Chikli praised the “healthy wave” of new nationalist sentiment. “The old, globalist, progressive order is crumbling,” he said. “In this struggle, Israel is not just another state. It is the spearhead. It is not a war over land. It’s a war over humanity’s future: the sanctity of life versus the cult of death, freedom versus tyranny, civilization and humanity versus barbarism.”
He warned against an Islamist takeover of Europe, describing the Muslim Brotherhood as the greatest threat Europe faces.

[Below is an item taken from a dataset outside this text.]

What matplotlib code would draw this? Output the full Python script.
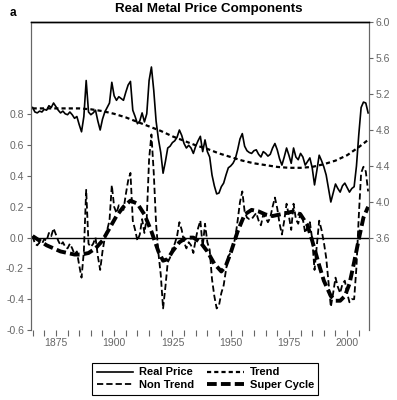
import matplotlib
matplotlib.use("Agg")
import matplotlib.pyplot as plt
import numpy as np

plt.rcParams['font.family'] = ['Liberation Sans', 'DejaVu Sans']
plt.rcParams['lines.scale_dashes'] = False

# annual data 1865-2009
years = np.arange(1865, 2010)

real_price = [
    5.05, 5.00, 4.99, 5.01, 5.00, 5.03, 5.02, 5.07, 5.05, 5.10,   # 1865-1874
    5.06, 5.02, 4.99, 5.01, 4.98, 4.97, 5.00, 4.97, 4.93, 4.95,   # 1875-1884
    4.86, 4.78, 4.95, 5.35, 5.00, 4.97, 4.99, 5.02, 4.90, 4.80,   # 1885-1894
    4.92, 5.00, 5.05, 5.10, 5.33, 5.18, 5.13, 5.17, 5.15, 5.13,   # 1895-1904
    5.22, 5.30, 5.34, 5.02, 4.95, 4.87, 4.90, 4.99, 4.89, 4.98,   # 1905-1914
    5.35, 5.50, 5.24, 4.90, 4.70, 4.55, 4.32, 4.45, 4.60, 4.62,   # 1915-1924
    4.66, 4.68, 4.72, 4.80, 4.74, 4.65, 4.60, 4.63, 4.60, 4.54,   # 1925-1934
    4.62, 4.68, 4.73, 4.56, 4.69, 4.56, 4.50, 4.30, 4.18, 4.09,   # 1935-1944
    4.10, 4.17, 4.21, 4.30, 4.38, 4.40, 4.43, 4.48, 4.58, 4.70,   # 1945-1954
    4.76, 4.62, 4.57, 4.55, 4.54, 4.57, 4.58, 4.53, 4.50, 4.56,   # 1955-1964
    4.54, 4.51, 4.53, 4.60, 4.65, 4.58, 4.48, 4.41, 4.50, 4.60,   # 1965-1974
    4.52, 4.43, 4.60, 4.50, 4.47, 4.54, 4.50, 4.41, 4.45, 4.49,   # 1975-1984
    4.38, 4.19, 4.35, 4.52, 4.46, 4.39, 4.30, 4.15, 4.00, 4.10,   # 1985-1994
    4.20, 4.15, 4.11, 4.18, 4.21, 4.16, 4.11, 4.15, 4.17, 4.40,   # 1995-2004
    4.75, 5.05, 5.11, 5.10, 4.99,                                 # 2005-2009
]

non_trend = [
    0.01, -0.04, -0.05, -0.03, -0.04, -0.01, -0.02, 0.03, 0.01, 0.06,
    0.02, -0.02, -0.05, -0.03, -0.06, -0.07, -0.04, -0.07, -0.11, -0.09,
    -0.18, -0.26, -0.09, 0.31, -0.04, -0.06, -0.04, 0.00, -0.12, -0.21,
    -0.09, 0.00, 0.05, 0.11, 0.34, 0.20, 0.16, 0.21, 0.20, 0.18,
    0.28, 0.37, 0.42, 0.11, 0.05, -0.02, 0.02, 0.12, 0.03, 0.13,
    0.51, 0.67, 0.42, 0.09, -0.10, -0.24, -0.46, -0.32, -0.16, -0.13,
    -0.07, -0.04, 0.01, 0.10, 0.05, -0.03, -0.07, -0.03, -0.05, -0.10,
    -0.01, 0.06, 0.11, -0.06, 0.09, -0.03, -0.08, -0.27, -0.38, -0.46,
    -0.44, -0.36, -0.31, -0.21, -0.12, -0.10, -0.06, 0.00, 0.11, 0.23,
    0.30, 0.17, 0.13, 0.12, 0.12, 0.14, 0.16, 0.11, 0.08, 0.15,
    0.13, 0.10, 0.13, 0.20, 0.26, 0.19, 0.09, 0.02, 0.11, 0.22,
    0.14, 0.05, 0.22, 0.12, 0.09, 0.16, 0.12, 0.03, 0.07, 0.10,
    -0.01, -0.21, -0.05, 0.11, 0.05, -0.03, -0.13, -0.29, -0.45, -0.36,
    -0.26, -0.32, -0.36, -0.30, -0.28, -0.36, -0.42, -0.40, -0.40, -0.19,
    0.14, 0.42, 0.46, 0.43, 0.30,
]

# smooth components, read at knots
trend_years = [1865, 1870, 1875, 1880, 1885, 1890, 1895, 1900, 1905, 1910,
               1915, 1920, 1925, 1930, 1935, 1940, 1945, 1950, 1955, 1960,
               1965, 1970, 1975, 1980, 1985, 1990, 1995, 2000, 2005, 2009]
trend = [5.04, 5.04, 5.04, 5.04, 5.04, 5.03, 5.01, 4.98, 4.94, 4.89,
         4.84, 4.79, 4.73, 4.68, 4.63, 4.59, 4.54, 4.50, 4.46, 4.43,
         4.41, 4.39, 4.38, 4.38, 4.39, 4.42, 4.46, 4.52, 4.61, 4.69]

cycle_years = [1865, 1868, 1871, 1874, 1877, 1880, 1883, 1886, 1889, 1892,
               1895, 1898, 1901, 1904, 1907, 1910, 1913, 1916, 1919, 1921,
               1923, 1925, 1928, 1931, 1934, 1937, 1940, 1943, 1946, 1948,
               1950, 1953, 1956, 1959, 1962, 1965, 1968, 1971, 1974, 1977,
               1980, 1983, 1985, 1988, 1990, 1993, 1995, 1997, 1999, 2001,
               2003, 2005, 2007, 2009]
super_cycle = [0.01, -0.02, -0.05, -0.07, -0.09, -0.10, -0.11, -0.11, -0.10, -0.07,
               -0.02, 0.06, 0.14, 0.20, 0.24, 0.22, 0.15, 0.04, -0.09, -0.15,
               -0.14, -0.09, -0.03, 0.00, 0.00, -0.03, -0.09, -0.17, -0.22, -0.18,
               -0.10, 0.04, 0.15, 0.18, 0.17, 0.15, 0.14, 0.15, 0.16, 0.17,
               0.15, 0.08, -0.02, -0.18, -0.28, -0.38, -0.41, -0.41, -0.38, -0.30,
               -0.16, -0.01, 0.13, 0.20]

fig = plt.figure(figsize=(3.97, 4.0), dpi=100)
ax = fig.add_axes([0.078, 0.175, 0.851, 0.770])
ax2 = ax.twinx()

ax.axhline(0, color='black', lw=1.0, zorder=1)
l_nt, = ax.plot(years, non_trend, color='black', lw=1.3, dashes=(4.5, 2.2), label='Non Trend')
l_sc, = ax.plot(cycle_years, super_cycle, color='black', lw=2.8, dashes=(7, 3), label='Super Cycle')
l_rp, = ax2.plot(years, real_price, color='black', lw=1.2, label='Real Price')
l_tr, = ax2.plot(trend_years, trend, color='black', lw=1.6, dashes=(3, 2.2), label='Trend')

ax.set_xlim(1864.3, 2009.3)
ax.set_ylim(-0.6, 1.4)
ax2.set_ylim(2.578, 6.0)
ax.set_yticks(np.arange(-0.6, 0.81, 0.2))
ax.set_yticklabels(['-0.6', '-0.4', '-0.2', '0.0', '0.2', '0.4', '0.6', '0.8'])
ax2.set_yticks(np.arange(3.6, 6.01, 0.4))
ax2.set_yticklabels(['3.6', '4.0', '4.4', '4.8', '5.2', '5.6', '6.0'])
ax.set_xticks(np.arange(1865, 2006, 5), minor=True)
ax.set_xticks([1875, 1900, 1925, 1950, 1975, 2000])

grey = '#666666'
for a in (ax, ax2):
    a.spines['bottom'].set_visible(False)
    a.spines['left'].set_color(grey)
    a.spines['right'].set_color(grey)
    a.spines['top'].set_color('black')
    a.spines['top'].set_linewidth(1.0)
ax.tick_params(axis='y', colors=grey, labelsize=7.5, length=3, width=0.8, pad=2)
ax2.tick_params(axis='y', colors=grey, labelsize=7.5, length=3, width=0.8, pad=2)
ax.tick_params(axis='x', which='both', colors=grey, labelsize=7.5, length=4, width=0.8, pad=2)

fig.text(0.527, 0.978, 'Real Metal Price Components', ha='center', va='center',
         fontsize=9.6, fontweight='bold')
fig.text(0.033, 0.968, 'a', ha='center', va='center', fontsize=8.5, fontweight='bold')

leg = fig.legend([l_rp, l_nt, l_tr, l_sc], ['Real Price', 'Non Trend', 'Trend', 'Super Cycle'],
                 loc='center', bbox_to_anchor=(0.517, 0.053), ncol=2, fancybox=False,
                 edgecolor='black', handlelength=3.3, handletextpad=0.5,
                 columnspacing=1.2, labelspacing=0.25, borderpad=0.4, framealpha=1,
                 prop={'weight': 'bold', 'size': 8})
leg.get_frame().set_linewidth(0.8)

fig.savefig('out.png', dpi=100)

Messerschmidt noted: “When I was born in Denmark in 1980, we saw no Muslim headscarves in the streets. There were no halal shops, no masks. There were no calls to prayer from the minarets, no violent gangs harassing Jewish citizens or intimidating girls in public spaces.”

While conference participants had nothing good to say about the European Union, their plan didn’t call for dismantling it but taking it back from globalists, who they say have betrayed its original mission—to bring nations together while celebrating their differences.
“Unity, not uniformity,” said one.
A topic on which Europe’s conservatives differ from American conservatives is the war in Ukraine. Judging from the conference, Europe’s conservatives are adamantly opposed to E.U. support for the war, fearing it will spread violence across Europe, and believe Brussels’ real goal is to put Europe’s economy on a wartime footing as a means toward still greater centralization.
In contrast, while support for Ukraine has slipped in the U.S., especially among Republican voters, even those calling for less aid still support Ukraine, viewing it as a small, embattled nation battling for survival against a much larger aggressor.
Yet the common values and shared sense of purpose far outweighed any differences. Matt Schlapp, chairman of CPAC in the U.S., told the audience, “I say to your brave, strategic, critical Prime Minister Orbán, there’s a new breeze blowing, and that breeze is right at our backs, and we’re going forward.”